J'aimerais aborder la question suivante, même si je sais qu'elle a été présentée de bien des façons différentes aujourd'hui, mais en mettant particulièrement l'accent sur les compressions budgétaires imposées dans ma région, surtout à la station appelée North Country située à Thompson, au Manitoba. J'aimerais aussi attirer l'attention sur la suppression, dans la province voisine de Saskatchewan, de la station Keewatin Country, située à La Ronge.

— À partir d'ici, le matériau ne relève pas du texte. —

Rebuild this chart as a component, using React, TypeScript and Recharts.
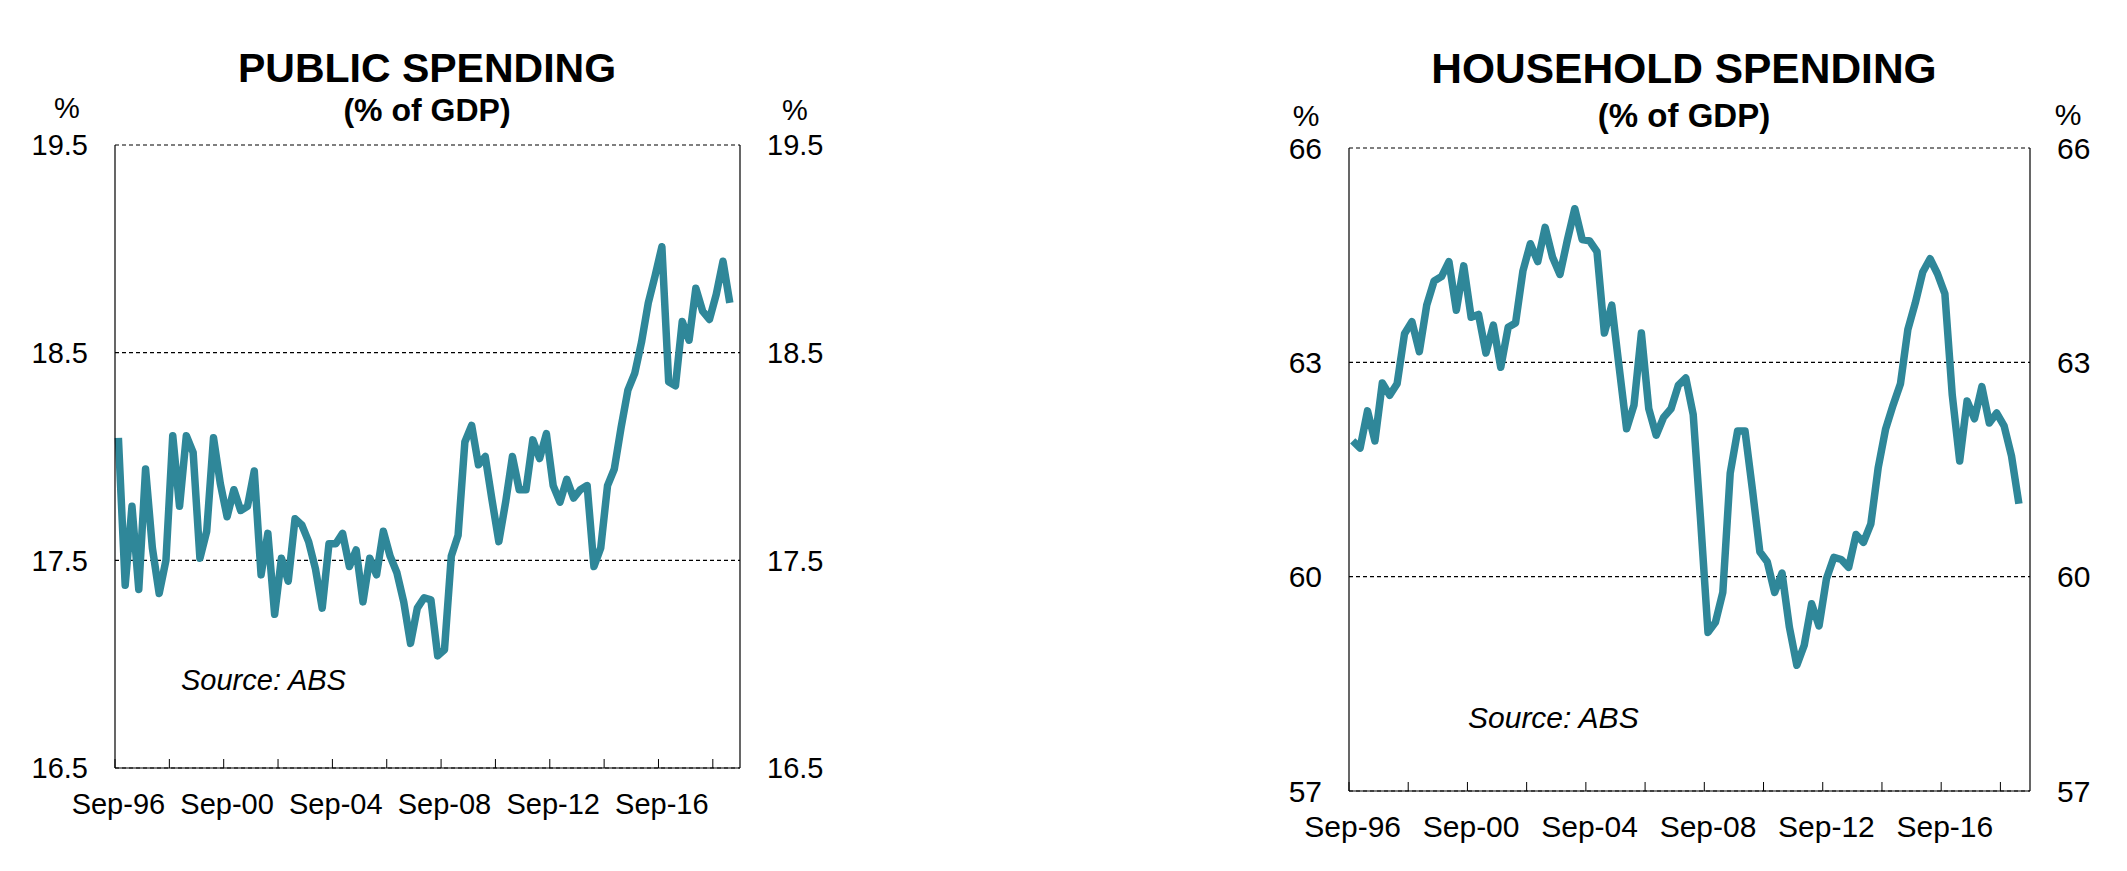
import React from "react";
import { LineChart, Line, XAxis, YAxis, CartesianGrid } from "recharts";

// quarterly, Sep-96 .. Mar-19
const publicSpending = [
  18.09, 17.38, 17.76, 17.36, 17.94, 17.56, 17.34, 17.5, 18.1, 17.76,
  18.1, 18.02, 17.51, 17.64, 18.09, 17.87, 17.71, 17.84, 17.74, 17.76,
  17.93, 17.43, 17.63, 17.24, 17.51, 17.4, 17.7, 17.67, 17.59, 17.46,
  17.27, 17.58, 17.58, 17.63, 17.47, 17.55, 17.3, 17.51, 17.43, 17.64,
  17.52, 17.44, 17.3, 17.1, 17.27, 17.32, 17.31, 17.04, 17.07, 17.52,
  17.62, 18.07, 18.15, 17.96, 18.0, 17.79, 17.59, 17.78, 18.0, 17.84,
  17.84, 18.08, 17.99, 18.11, 17.86, 17.78, 17.89, 17.8, 17.84, 17.86,
  17.47, 17.56, 17.86, 17.94, 18.14, 18.32, 18.4, 18.55, 18.74, 18.87,
  19.01, 18.36, 18.34, 18.65, 18.56, 18.81, 18.7, 18.66, 18.78, 18.94,
  18.74,
];

const householdSpending = [
  61.9, 61.8, 62.32, 61.9, 62.71, 62.54, 62.7, 63.4, 63.57, 63.15,
  63.8, 64.14, 64.2, 64.41, 63.73, 64.35, 63.63, 63.67, 63.13, 63.52,
  62.93, 63.49, 63.55, 64.28, 64.66, 64.41, 64.89, 64.47, 64.23, 64.71,
  65.15, 64.72, 64.7, 64.55, 63.41, 63.8, 62.93, 62.07, 62.4, 63.41,
  62.35, 61.98, 62.23, 62.35, 62.68, 62.78, 62.27, 60.79, 59.22, 59.36,
  59.78, 61.45, 62.04, 62.04, 61.22, 60.35, 60.21, 59.78, 60.05, 59.29,
  58.76, 59.04, 59.62, 59.31, 59.97, 60.27, 60.24, 60.13, 60.59, 60.48,
  60.74, 61.53, 62.07, 62.4, 62.7, 63.46, 63.83, 64.26, 64.45, 64.24,
  63.96, 62.54, 61.62, 62.46, 62.21, 62.66, 62.15, 62.29, 62.11, 61.69,
  61.02,
];

const xTicks = [0, 8, 16, 24, 32, 40, 48, 56, 64, 72, 80, 88];
const xTickLabels = ["Sep-96", "Sep-00", "Sep-04", "Sep-08", "Sep-12", "Sep-16"];
const publicTicks = [16.5, 17.5, 18.5, 19.5];
const householdTicks = [57, 60, 63, 66];

const FONT = "'Liberation Sans', Arial, Helvetica, sans-serif";
const LINE_COLOR = "#2f8799";

const toRows = (values: number[]) => values.map((v, i) => ({ x: i + 0.5, v }));

const XTick = (props: any) => {
  const { x, y, payload, shift, fontSize } = props;
  const v = payload.value;
  const label = v % 16 === 0 ? xTickLabels[v / 16] : "";
  return (
    <g>
      <line x1={x} x2={x} y1={y} y2={y - 9} stroke="#000" strokeWidth={1} />
      {label && (
        <text
          x={x + shift}
          y={y + 46}
          textAnchor="middle"
          fontSize={fontSize}
          fontFamily={FONT}
          fill="#000"
        >
          {label}
        </text>
      )}
    </g>
  );
};

interface PanelProps {
  values: number[];
  ticks: number[];
  digits: number;
  left: number;
  width: number;
  top: number;
  leftAxis: number;
  rightAxis: number;
  xAxisHeight: number;
  fontSize: number;
  shift: number;
}

const Panel = ({ values, ticks, digits, left, width, top, leftAxis, rightAxis, xAxisHeight, fontSize, shift }: PanelProps) => {
  const rows = toRows(values);
  const domain = [ticks[0], ticks[ticks.length - 1]];
  const tickStyle = { fontSize, fontFamily: FONT, fill: "#000" };
  return (
    <div style={{ position: "absolute", left, top: 0 }}>
      <LineChart width={width} height={871} data={rows} margin={{ top, right: 0, bottom: 0, left: 0 }}>
        <CartesianGrid
          yAxisId="left"
          vertical={false}
          horizontalValues={ticks}
          stroke="#000"
          strokeDasharray="4 3"
          strokeWidth={1.2}
        />
        <XAxis
          type="number"
          dataKey="x"
          domain={[0, 92]}
          ticks={xTicks}
          interval={0}
          height={xAxisHeight}
          tickSize={0}
          tickMargin={0}
          tickLine={false}
          axisLine={{ stroke: "#000", strokeWidth: 1.2 }}
          tick={<XTick shift={shift} fontSize={fontSize} />}
        />
        <YAxis
          yAxisId="left"
          type="number"
          domain={domain}
          ticks={ticks}
          width={leftAxis}
          tickSize={0}
          tickMargin={27}
          tickLine={false}
          axisLine={{ stroke: "#000", strokeWidth: 1.2 }}
          tick={tickStyle}
          tickFormatter={(v: number) => v.toFixed(digits)}
        />
        <YAxis
          yAxisId="right"
          orientation="right"
          type="number"
          domain={domain}
          ticks={ticks}
          width={rightAxis}
          tickSize={0}
          tickMargin={27}
          tickLine={false}
          axisLine={{ stroke: "#000", strokeWidth: 1.2 }}
          tick={tickStyle}
          tickFormatter={(v: number) => v.toFixed(digits)}
        />
        <Line
          yAxisId="right"
          type="linear"
          dataKey="v"
          stroke="none"
          dot={false}
          activeDot={false}
          isAnimationActive={false}
        />
        <Line
          yAxisId="left"
          type="linear"
          dataKey="v"
          stroke={LINE_COLOR}
          strokeWidth={7.5}
          strokeLinejoin="round"
          dot={false}
          activeDot={false}
          isAnimationActive={false}
        />
      </LineChart>
    </div>
  );
};

const App = () => {
  return (
    <div style={{ position: "absolute", left: 0, top: 0, width: 2127, height: 871, background: "#fff", overflow: "hidden" }}>
      <Panel
        values={publicSpending}
        ticks={publicTicks}
        digits={1}
        left={0}
        width={870}
        top={145}
        leftAxis={115}
        rightAxis={130}
        xAxisHeight={103}
        fontSize={29}
        shift={3.4}
      />
      <Panel
        values={householdSpending}
        ticks={householdTicks}
        digits={0}
        left={1200}
        width={927}
        top={148}
        leftAxis={149}
        rightAxis={97}
        xAxisHeight={80}
        fontSize={30}
        shift={3.7}
      />
      <svg
        width={2127}
        height={871}
        style={{ position: "absolute", left: 0, top: 0, pointerEvents: "none" }}
        fontFamily={FONT}
      >
        <text x={427} y={82} textAnchor="middle" fontSize={41} fontWeight="bold">PUBLIC SPENDING</text>
        <text x={427} y={121} textAnchor="middle" fontSize={32} fontWeight="bold">(% of GDP)</text>
        <text x={67} y={118} textAnchor="middle" fontSize={29}>%</text>
        <text x={795} y={120} textAnchor="middle" fontSize={29}>%</text>
        <text x={181} y={690} fontSize={29} fontStyle="italic">Source: ABS</text>

        <text x={1684} y={83} textAnchor="middle" fontSize={42.5} fontWeight="bold">HOUSEHOLD SPENDING</text>
        <text x={1684} y={127} textAnchor="middle" fontSize={33} fontWeight="bold">(% of GDP)</text>
        <text x={1306} y={126} textAnchor="middle" fontSize={30}>%</text>
        <text x={2068} y={125} textAnchor="middle" fontSize={30}>%</text>
        <text x={1468} y={728} fontSize={30} fontStyle="italic">Source: ABS</text>
      </svg>
    </div>
  );
};

export default App;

Vous avez dit que les stations ne subiront pas de compressions budgétaires et j'aimerais me convaincre que c'est bien ce qui est prévu. Pourtant, il semble y avoir une contradiction dans l'information fournie. Le jour même où on a appris que ces deux stations allaient fermer, on a parlé non plus de stations, mais de bureaux alors qu'en réalité, dans la licence du CRTC et dans le site Web de CBC/Radio-Canada, on dit qu'il s'agit de stations.
Ce que je voudrais dire au nom de ma région et de mes voisins situés plus à l'ouest, c'est qu'il faut reconsidérer les décisions concernant ces stations. Soyons précis. Nous parlons d'une personne dans chacun des deux endroits, qui se fait le porte-parole d'une région comme la mienne, 11 fois plus grande que l'Angleterre, et c'est la même chose dans la province voisine. Dans ma région, c'est la station North Country de CBC, où une personne s'adresse à 23 localités; dans le nord de la Saskatchewan, son homologue s'adresse à 18 localités. Ces deux personnes font un travail remarquable qui est essentiel non seulement pour notre région, mais pour nos provinces et pour l'ensemble de la nation.

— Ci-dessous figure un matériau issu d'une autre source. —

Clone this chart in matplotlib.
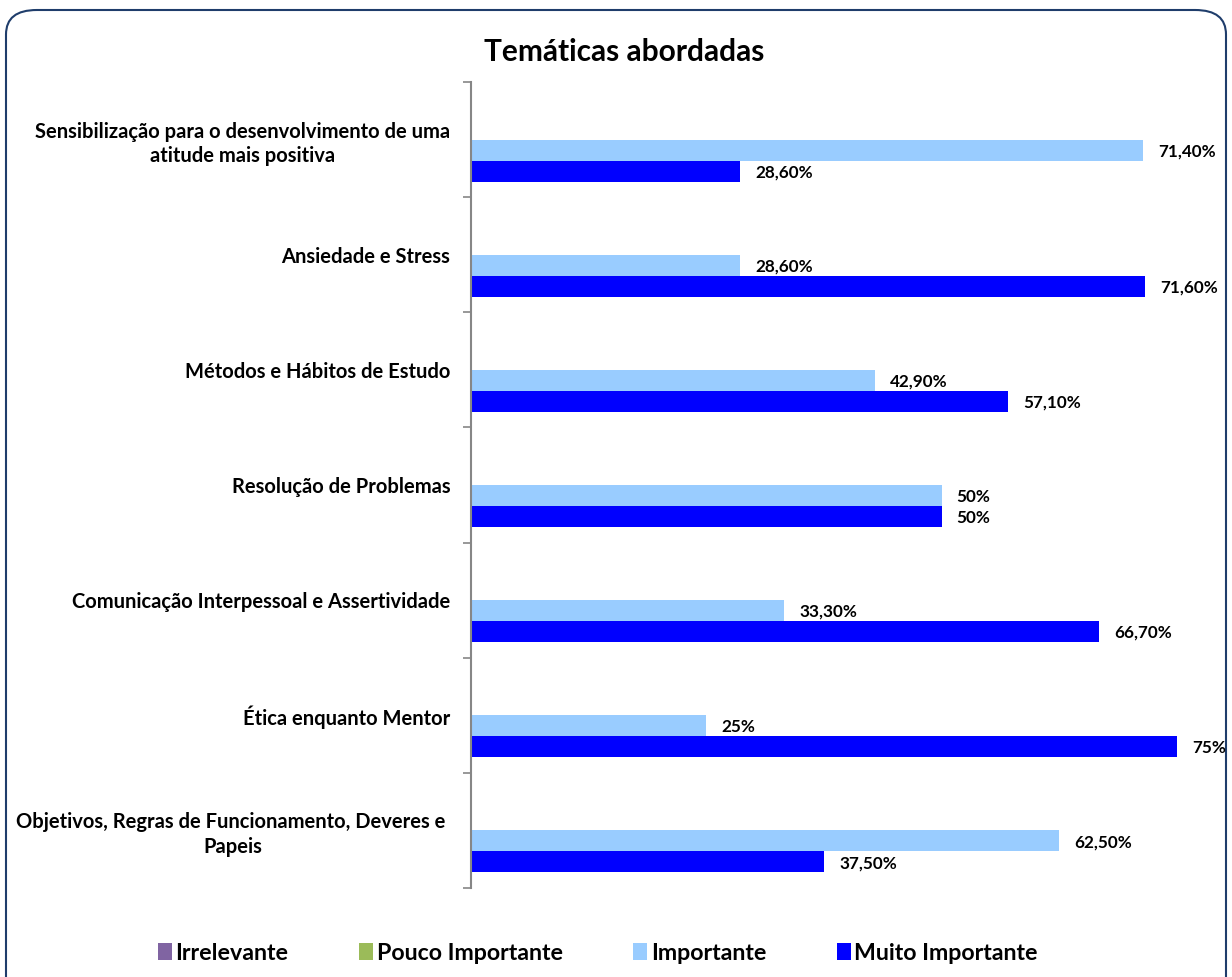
import matplotlib
matplotlib.use("Agg")
import matplotlib.pyplot as plt
from matplotlib.patches import FancyBboxPatch, Patch
import numpy as np

plt.rcParams['font.family'] = ['Lato', 'DejaVu Sans']

categories = [
    "Sensibilização para o desenvolvimento de uma\natitude mais positiva",
    "Ansiedade e Stress",
    "Métodos e Hábitos de Estudo",
    "Resolução de Problemas",
    "Comunicação Interpessoal e Assertividade",
    "Ética enquanto Mentor",
    "Objetivos, Regras de Funcionamento, Deveres e \nPapeis",
]
series_names = ["Irrelevante", "Pouco Importante", "Importante", "Muito Importante"]
irrelevante = [0, 0, 0, 0, 0, 0, 0]
pouco = [0, 0, 0, 0, 0, 0, 0]
importante = [71.4, 28.6, 42.9, 50, 33.3, 25, 62.5]
muito = [28.6, 71.6, 57.1, 50, 66.7, 75, 37.5]
importante_labels = ["71,40%", "28,60%", "42,90%", "50%", "33,30%", "25%", "62,50%"]
muito_labels = ["28,60%", "71,60%", "57,10%", "50%", "66,70%", "75%", "37,50%"]
colors = ["#8064A2", "#9BBB59", "#99CCFF", "#0000FF"]

W, H = 1232, 977
fig = plt.figure(figsize=(W / 100, H / 100), dpi=100)

# rounded frame
frame = FancyBboxPatch((6 / W, -0.05), (W - 12) / W, (H - 10) / H + 0.05,
                       boxstyle="round,pad=0,rounding_size=0.025",
                       transform=fig.transFigure, facecolor="none",
                       edgecolor="#1F3D6B", linewidth=1.5, zorder=-1)
fig.add_artist(frame)

ax = fig.add_axes([471 / W, 89 / H, 753 / W, 806 / H])
ax.set_facecolor("none")

y = np.arange(len(categories))
h = 0.1825
series = [irrelevante, pouco, importante, muito]
offsets = [-1.5 * h, -0.5 * h, 0.5 * h, 1.5 * h]
for vals, off, c in zip(series, offsets, colors):
    ax.barh(y + off, vals, height=h, color=c, edgecolor="none", zorder=2)

for i in range(len(categories)):
    ax.text(importante[i] + 1.6, y[i] + offsets[2] + 0.01, importante_labels[i],
            va="center", ha="left", fontsize=12.3, fontweight="bold", clip_on=False)
    ax.text(muito[i] + 1.6, y[i] + offsets[3] + 0.01, muito_labels[i],
            va="center", ha="left", fontsize=12.3, fontweight="bold", clip_on=False)

ax.set_xlim(0, 80)
ax.set_ylim(len(categories) - 0.5, -0.5)
ax.set_yticks(y)
ax.set_yticklabels(categories, fontsize=14.5, fontweight="bold",
                   multialignment="center", linespacing=1.3)
ax.set_yticks(np.arange(len(categories) + 1) - 0.5, minor=True)
ax.tick_params(axis="y", which="major", length=0, pad=15)
ax.tick_params(axis="y", which="minor", length=6, width=1.2, color="#868686")
ax.xaxis.set_visible(False)
for s in ["top", "right", "bottom"]:
    ax.spines[s].set_visible(False)
ax.spines["left"].set_color("#868686")
ax.spines["left"].set_linewidth(1.5)

fig.text(624 / W, 1 - 52 / H, "Temáticas abordadas", ha="center", va="center",
         fontsize=21.5, fontweight="bold")

handles = [Patch(facecolor=c, edgecolor="none") for c in colors]
fig.legend(handles, series_names, loc="center", bbox_to_anchor=(598 / W, 1 - 953 / H),
           ncol=4, frameon=False, handlelength=0.6, handleheight=0.8,
           handletextpad=0.15, columnspacing=3.05,
           prop={"size": 16.7, "weight": "bold"})

fig.savefig("out.png", dpi=100)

Ma question est sans doute plus spécifique, mais compte tenu de la proportion de la population qui vit à Winnipeg par rapport à celle qui vit à l'extérieur, je crains que si nous perdons notre station, au lieu d'avoir un animateur qui assure la programmation régulière à l'extérieur de Winnipeg, nous aurons un journaliste auquel on fera appel en fonction des événements à couvrir. Je crois savoir que la situation est la même en Saskatchewan.
Compte tenu de l'importance accordée à la programmation régionale, comme vous l'avez indiqué et comme le précise le mandat de CBC/Radio-Canada, je demande, au nom de la région que je représente ainsi que de la région voisine, que ces stations soient rétablies, que l'on reconnaisse l'importance de leur programmation et que le travail effectué par ces deux employés de part et d'autres de la frontière provinciale soit considéré comme essentiel à la réalisation du mandat de CBC/Radio-Canada. Il va encore y avoir bien des discussions sur la solution à trouver, mais au nom des gens que je représente, j'aimerais essentiellement faire admettre que les émissions conçues dans le nord pour le nord sont essentielles au mandat de CBC/Radio-Canada.
Voilà mon commentaire et ma question. Merci.